5 Activities Related to the Smelling Bottles
- Scent Memory Game: After the child has named all the scents in a set, remove the bottles from sight for a few minutes, then bring out one bottle and ask: “What does this one smell like?” This tests olfactory memory — the ability to recall a scent from memory rather than comparison.
- Favourite Scent Survey: Invite each child in the class to smell all the bottles and identify their favourite scent. Record the preferences on a simple chart. This brings a social dimension to the activity and introduces basic graphing concepts through a meaningful, personal context.
- Seasonal Scent Sets: Refresh the smelling bottles with seasonal scents: neem flowers in summer, damp earth (petrichor on a cotton ball) in monsoon, marigold and camphor in Diwali season. Rotating the scents connects the work to the natural and cultural calendar — a beautiful India-specific extension that no international Montessori curriculum can replicate.
- Cooking Follow-Up: After the kitchen connection extension, invite the child to help cook a simple dish using the spices they identified.
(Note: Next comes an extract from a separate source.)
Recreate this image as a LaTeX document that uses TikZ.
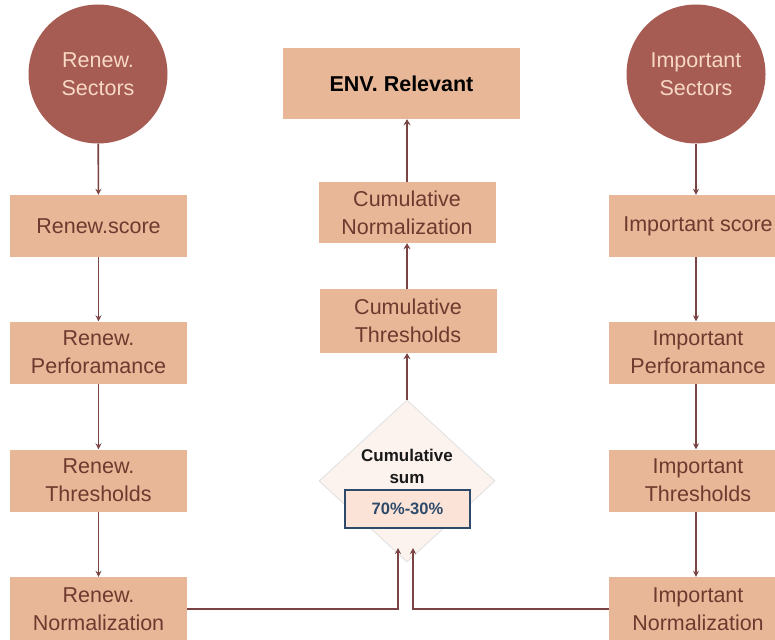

A child who has spent weeks with cardamom in the Smelling Bottles and then crushes elaichi for chai has completed a full learning arc: sensorial → language → practical life.
- Scent Journaling: For children who enjoy drawing (4.5+), invite them to draw what each smell makes them think of — not what the object looks like, but what the smell brings to mind. A picture of Nani’s kitchen, a flower from the park, a particular day. This exercise connects olfactory experience to memory, language, and creative expression in a way that is deeply personal and therefore deeply engaging.